Blonde Redhead – Sit down For Dinner

Blonde Redhead, and other indie rock veterans have seen a surge of fans in recent years. Their unexpected comeback is in part due to their song “For the Damaged” from their 2000 album, and its placement in the Rick and Morty TV series. Blonde Redhead’s growing popularity led the New York indie rock trio to release their first full-length project in nine years. Sit Down for Dinner is the much-needed revival, breathing life back into this iconic band. 

They shared that the album is partly inspired by Joan Didion’s The Year of Magical Thinking. If you’re not familiar, the book chronicles Didion’s experiences in the year following the sudden death of her husband. It is a deeply personal and introspective work that explores grief, loss, and the complex emotions that accompany the death of a loved one. The book is where Kazu Makino, the lead singer of the band, found the title of the album. The phrase has a dual meaning, it’s both an invitation and a threat.

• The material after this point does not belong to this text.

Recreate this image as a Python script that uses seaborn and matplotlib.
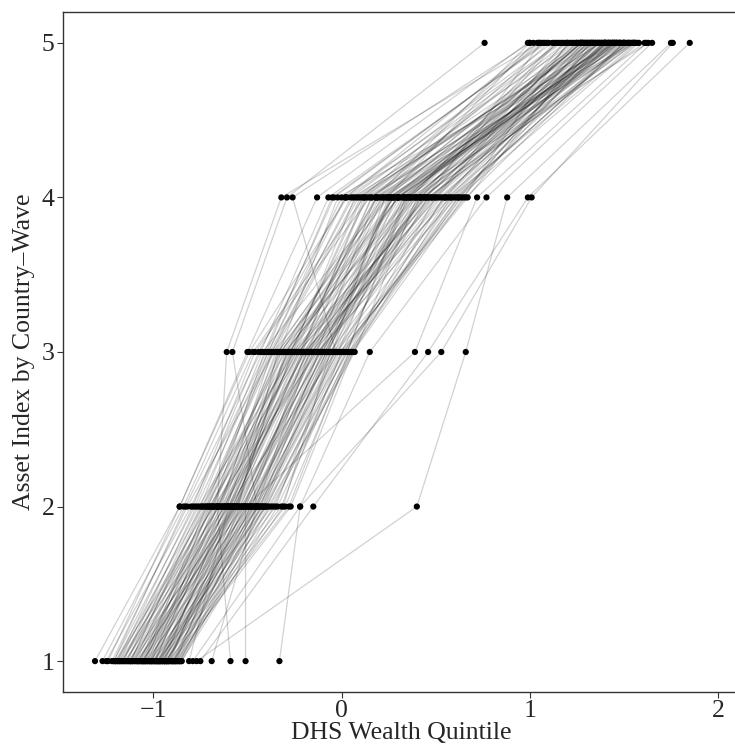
import matplotlib
matplotlib.use("Agg")
import matplotlib.pyplot as plt
import seaborn as sns
import pandas as pd
import numpy as np

# DHS wealth score of each country-wave at asset-index quintiles 1..5
q1 = [-1.27, -1.25, -1.22, -1.21, -1.20, -1.19, -1.18, -1.17, -1.16, -1.15,
      -1.14, -1.13, -1.12, -1.11, -1.10, -1.09, -1.08, -1.08, -1.07, -1.06,
      -1.06, -1.05, -1.04, -1.04, -1.03, -1.02, -1.02, -1.01, -1.00, -1.00,
      -0.99, -0.99, -0.98, -0.98, -0.97, -0.97, -0.96, -0.96, -0.95, -0.95,
      -0.94, -0.94, -0.93, -0.93, -0.92, -0.92, -0.91, -0.91, -0.90, -0.90,
      -0.89, -0.89, -0.88, -0.88, -0.87, -0.87, -0.86, -0.86, -0.85, -0.85,
      -1.24, -1.21, -1.19, -1.16, -1.14, -1.12, -1.10, -1.07, -1.05, -1.03,
      -1.01, -0.99, -0.97, -0.95, -0.93, -1.18, -1.15, -1.13, -1.11, -1.09,
      -1.06, -1.04, -1.02, -1.00, -0.98, -0.96, -0.94, -0.92, -0.90, -0.88,
      -1.20, -1.17, -1.12, -1.08, -1.05, -1.01, -0.97, -0.93, -0.89, -0.86,
      -0.77, -0.75, -0.33, -0.51, -0.59, -0.69, -0.81, -1.31, -0.79]
q2 = [-0.84, -0.80, -0.82, -0.78, -0.74, -0.71, -0.76, -0.68, -0.72, -0.65,
      -0.70, -0.62, -0.74, -0.66, -0.60, -0.69, -0.58, -0.64, -0.56, -0.67,
      -0.53, -0.61, -0.57, -0.70, -0.50, -0.59, -0.63, -0.55, -0.48, -0.58,
      -0.52, -0.66, -0.47, -0.54, -0.60, -0.45, -0.51, -0.57, -0.49, -0.44,
      -0.53, -0.62, -0.46, -0.42, -0.55, -0.50, -0.43, -0.58, -0.40, -0.48,
      -0.52, -0.41, -0.45, -0.54, -0.38, -0.47, -0.36, -0.43, -0.39, -0.34,
      -0.86, -0.83, -0.79, -0.77, -0.75, -0.73, -0.71, -0.69, -0.64, -0.66,
      -0.61, -0.63, -0.56, -0.59, -0.51, -0.65, -0.60, -0.56, -0.52, -0.49,
      -0.46, -0.44, -0.40, -0.37, -0.35, -0.32, -0.30, -0.28, -0.27, -0.31,
      -0.68, -0.62, -0.57, -0.55, -0.72, -0.68, -0.42, -0.48, -0.45, -0.41,
      0.40, -0.15, -0.22, -0.51, -0.66, -0.45, -0.60, -0.86, -0.22]
q3 = [-0.47, -0.40, -0.36, -0.44, -0.30, -0.38, -0.25, -0.33, -0.28, -0.35,
      -0.22, -0.31, -0.37, -0.19, -0.27, -0.34, -0.21, -0.16, -0.29, -0.24,
      -0.12, -0.32, -0.18, -0.26, -0.08, -0.23, -0.14, -0.30, -0.10, -0.20,
      -0.17, -0.28, -0.06, -0.15, -0.22, -0.04, -0.13, -0.11, -0.19, -0.02,
      -0.09, -0.25, -0.07, 0.00, -0.14, -0.05, -0.12, -0.20, 0.01, -0.08,
      -0.16, 0.03, -0.03, -0.18, 0.05, -0.10, 0.02, -0.01, 0.07, 0.04,
      -0.49, -0.43, -0.46, -0.39, -0.42, -0.36, -0.32, -0.27, -0.37, -0.24,
      -0.29, -0.33, -0.21, -0.26, -0.15, -0.23, -0.18, -0.11, -0.09, -0.05,
      -0.02, 0.01, 0.03, 0.06, -0.04, 0.00, 0.05, 0.04, 0.06, -0.06,
      -0.13, -0.20, -0.26, -0.34, -0.39, -0.41, -0.08, -0.12, -0.17, -0.07,
      0.66, 0.46, 0.53, 0.39, -0.61, -0.58, -0.03, -0.50, 0.15]
q4 = [0.12, -0.05, 0.25, 0.02, 0.35, 0.06, 0.18, -0.02, 0.40, 0.22,
      0.16, 0.30, 0.08, 0.45, 0.10, 0.28, 0.20, 0.50, 0.14, 0.42,
      0.32, 0.24, 0.55, 0.19, 0.38, 0.47, 0.27, 0.36, 0.33, 0.58,
      0.21, 0.30, 0.42, 0.52, 0.13, 0.39, 0.61, 0.26, 0.44, 0.34,
      0.37, 0.48, 0.29, 0.64, 0.46, 0.23, 0.53, 0.31, 0.57, 0.41,
      0.49, 0.35, 0.66, 0.43, 0.54, 0.27, 0.60, 0.67, 0.40, 0.62,
      0.03, -0.07, 0.15, 0.00, 0.24, 0.09, 0.19, 0.11, 0.05, 0.30,
      0.28, 0.39, 0.12, 0.45, 0.22, 0.51, 0.16, 0.56, 0.36, 0.33,
      0.46, 0.62, 0.34, 0.65, 0.59, 0.42, 0.63, 0.50, 0.58, 0.55,
      0.18, 0.37, 0.07, 0.30, 0.02, -0.04, 0.25, 0.48, 0.44, 0.26,
      0.88, 0.99, 1.01, 0.72, -0.32, -0.29, -0.26, -0.13, 0.77]
q5 = [1.30, 1.08, 1.42, 1.12, 1.22, 1.35, 1.00, 1.46, 1.25, 1.20,
      1.15, 1.28, 1.38, 1.06, 1.32, 1.48, 1.24, 1.18, 1.52, 1.14,
      1.45, 1.26, 1.30, 1.54, 1.40, 1.36, 1.50, 1.33, 1.27, 1.43,
      1.38, 1.55, 1.29, 1.47, 1.44, 1.31, 1.50, 1.41, 1.37, 1.34,
      1.49, 1.31, 1.53, 1.40, 1.56, 1.28, 1.45, 1.42, 1.39, 1.46,
      1.41, 1.27, 1.50, 1.55, 1.35, 1.45, 1.51, 1.32, 1.48, 1.58,
      1.23, 1.09, 1.40, 1.16, 1.02, 1.33, 1.10, 1.05, 1.17, 1.44,
      1.25, 1.53, 1.19, 1.29, 1.47, 1.21, 1.37, 1.50, 1.27, 1.43,
      1.56, 1.36, 1.63, 1.20, 1.52, 1.61, 1.34, 1.44, 1.57, 1.40,
      1.48, 1.13, 1.28, 1.46, 1.04, 1.07, 1.55, 1.39, 1.33, 1.42,
      1.75, 1.85, 1.76, 1.62, 1.05, 0.76, 1.00, 0.99, 1.65]

quintiles = [1, 2, 3, 4, 5]
x_ticks = [-1, 0, 1, 2]
y_ticks = [1, 2, 3, 4, 5]

rows = []
for i in range(len(q1)):
    for q, vals in zip(quintiles, [q1, q2, q3, q4, q5]):
        rows.append({"cw": i, "asset": q, "dhs": vals[i]})
df = pd.DataFrame(rows)

sns.set_style("white")
plt.rcParams["font.family"] = ["Liberation Serif", "DejaVu Serif"]

fig = plt.figure(figsize=(7.35, 7.47), dpi=100)
ax = fig.add_axes([0.0857, 0.0736, 0.9193, 0.9104])

sns.lineplot(data=df, x="dhs", y="asset", units="cw", estimator=None,
             color="black", alpha=0.18, linewidth=0.9, sort=False, ax=ax,
             legend=False)
sns.scatterplot(data=df, x="dhs", y="asset", color="black", s=20,
                edgecolor="none", ax=ax, legend=False, zorder=3)

ax.set_xlim(-1.48, 2.11)
ax.set_ylim(0.80, 5.20)
ax.set_xticks(x_ticks)
ax.set_xticklabels(["\u22121", "0", "1", "2"])
ax.set_yticks(y_ticks)
ax.set_xlabel("DHS Wealth Quintile", fontsize=18.5, labelpad=0)
ax.set_ylabel("Asset Index by Country\u2013Wave", fontsize=18.5, labelpad=5)
ax.tick_params(axis="both", labelsize=18.5, length=4, width=0.8,
               direction="out", bottom=True, left=True, pad=2, color="#333333")
for sp in ax.spines.values():
    sp.set_color("#333333")
    sp.set_linewidth(1.0)

fig.savefig("out.png", dpi=100)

Makino dealt with the loss of her own when her beloved horse passed away recently. She was also inspired by her distance from her family in Japan during the COVID-19 pandemic. Their previous albums sounded so ephemeral that the music seemed ready to evaporate in an instant. Blonde Redhead brings their mysterious music back to the table, but this album seems to be more grounded. The band seizes the moment with a fuller, richer sound and some of their most gripping songs in years.

“Snowman”: The album’s themes of loss and loneliness are heard in this opening track. The hypnotic track reaches back to the Brazilian sounds that influenced Makino and Simone and Amadeo Pace’s earliest musical experiments and drapes them in swaying layers of backing vocals and percussion. 

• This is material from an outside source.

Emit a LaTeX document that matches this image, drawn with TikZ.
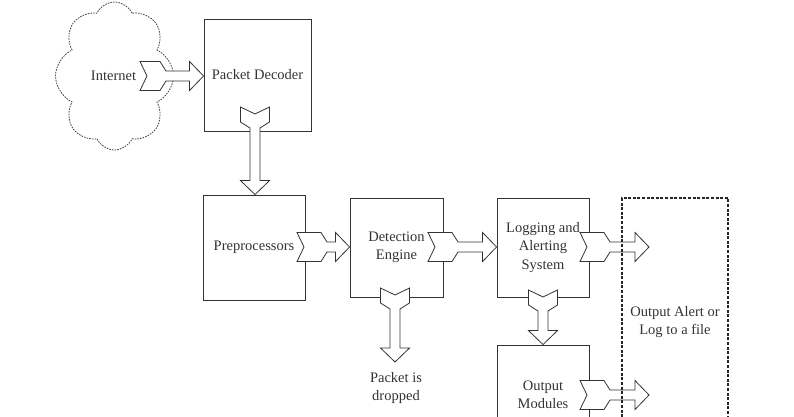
\documentclass[tikz,border=0pt]{standalone}
\usepackage{fontspec}
\setmainfont{Liberation Serif}
\usetikzlibrary{calc,shapes.symbols}
\tikzset{
  box/.style={draw=black!80, line width=0.9pt, inner sep=2pt, align=center},
  fatarrowstyle/.style={draw=black!80, fill=white, line width=0.8pt, line join=miter},
  cloudbox/.style={cloud, draw=black!75, line width=0.8pt, dash pattern=on 1.6pt off 1.1pt,
     cloud puffs=8, cloud puff arc=130, cloud ignores aspect, minimum width=118pt, minimum height=148pt, align=center},
  dashbox/.style={draw=black!85, line width=1.4pt, dash pattern=on 3pt off 1.6pt, align=center},
  lbl/.style={align=center, text=black!80}
}
\newcommand\fatarrow[3][22pt]{%
 \draw[fatarrowstyle]
 ($(#2)!7pt!(#3)$)
 -- ($(#2)!14.5pt!90:(#3)$)
 -- ($($(#2)!#1!(#3)$)!14.5pt!90:(#3)$)
 -- ($($(#2)!#1+6pt!(#3)$)!5pt!90:(#3)$)
 -- ($($(#3)!14pt!(#2)$)!5pt!-90:(#2)$)
 -- ($($(#3)!14pt!(#2)$)!14.5pt!-90:(#2)$)
 -- (#3)
 -- ($($(#3)!14pt!(#2)$)!14.5pt!90:(#2)$)
 -- ($($(#3)!14pt!(#2)$)!5pt!90:(#2)$)
 -- ($($(#2)!#1+6pt!(#3)$)!5pt!-90:(#3)$)
 -- ($($(#2)!#1!(#3)$)!14.5pt!-90:(#3)$)
 -- ($(#2)!14.5pt!-90:(#3)$)
 -- cycle;}
\begin{document}
\begin{tikzpicture}[x=1pt,y=-1pt, every node/.style={font=\fontsize{14.5}{18.5}\selectfont, text=black!80}]
\useasboundingbox (0,0) rectangle (794,417);
% nodes
\node[cloudbox, shape border rotate=22.5] (net) at (114.5,76) {};
\node[lbl] (nettxt) at (113.5,76) {Internet};
\node[box, minimum width=107pt, minimum height=112pt] (dec) at (257.5,75) {Packet Decoder};
\node[box, minimum width=102pt, minimum height=105pt] (pre) at (254,247.5) {Preprocessors};
\node[box, minimum width=93pt, minimum height=99pt] (det) at (396.5,247.5) {Detection\\Engine};
\node[box, minimum width=92pt, minimum height=99pt] (log) at (543,247.5) {Logging and\\Alerting\\System};
\node[box, minimum width=92pt, minimum height=100pt] (outm) at (543,395) {Output\\Modules};
\node[lbl] (drop) at (396,388) {Packet is\\dropped};
% arrow end points
\coordinate (a1) at (140,76);
\coordinate (a2) at (255,107);
\coordinate (a3) at (297,247);
\coordinate (a4) at (428,247);
\coordinate (a5) at (580,247);
\coordinate (a6) at (395,288);
\coordinate (a7) at (543,290);
\coordinate (a8) at (580,395);
\coordinate (t5) at (649,247);
\coordinate (t6) at (395,362);
\coordinate (t8) at (649,395);
% arrows
\fatarrow[20pt]{a1}{a1 -| dec.west}
\fatarrow[15pt]{a2}{a2 |- pre.north}
\fatarrow[24pt]{a3}{a3 -| det.west}
\fatarrow[24pt]{a4}{a4 -| log.west}
\fatarrow[24pt]{a5}{t5}
\fatarrow[15pt]{a6}{t6}
\fatarrow[15pt]{a7}{a7 |- outm.north}
\fatarrow[24pt]{a8}{t8}
% dashed output box
\node[dashbox, minimum width=106pt, minimum height=248pt] (out) at (675,322) {Output Alert or\\Log to a file};
\end{tikzpicture}
\end{document}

“Kiss Her Kiss Her” seems to nudge a pair of star-crossed lovers closer to each other. Likewise, the songwriting is just direct enough to keep listeners riveted. 

“Not for Me”: The lyrics in this one touch on the idea of how the mind constantly shifts between desire and contempt. But they find this cycle of emotions and thoughts to be somewhat pathetic, considering their level of devotion to someone who’s not there.

“Melody Experiment”:  They discover new ways to swoon by fusing dream-pop with trip-hop and dub. 

“Rest of Her Life” is a tender song in an album filled with a newfound ease to their music. Even when Makino considers the honor and responsibility of carrying someone in your heart forever once they’re gone.

“Sit Down for Dinner, Pt 1” has themes of fear, uncertainty, and the need for stability in the face of challenging circumstances.

“Sit Down for Dinner, Pt 2”: This song also has an overall feeling of anxiety or pain. With a sense of emotional turmoil, loss, and distance within a family. The song has distant muffled screaming buried in the instrumental landscape.

“I Thought You Should Know” presents the band at their most blissful, a slow-burning song that radiates warmth and open-heartedness.

“Before”: The lyrics express a sense of familiarity and déjà vu in a relationship. Contemplating whether revealing their past actions to their partner will affect the love they receive. There’s an element of uncertainty and insecurity, as they question whether their partner will see them the same if they tell them what they did in a past relationship. “If I tell you now what I’ve done before / Will you still love me like before”.

“If”: The lyrics highlight a need for independence and the importance of one’s own thoughts and emotions. They suggest a desire for authenticity and self-fulfillment.

“Via Savona”: The album closes out with this tranquil and delicate instrumental. It marks the end of the warmest and most welcoming record in the band’s catalog to date.

Sit Down for Dinner is the poignant and fitting coda that this band deserves. Kazu Makino suggested that Sit Down for Dinner might be their last album together, but it captures the essence of Blonde Redhead’s evolution. Combining their signature elements with newfound warmth and accessibility. Sit Down for Dinner whether it’s a creative rebirth or a poignant farewell for Blonde Redhead, brings innovation to their signature sounds that we’ve missed.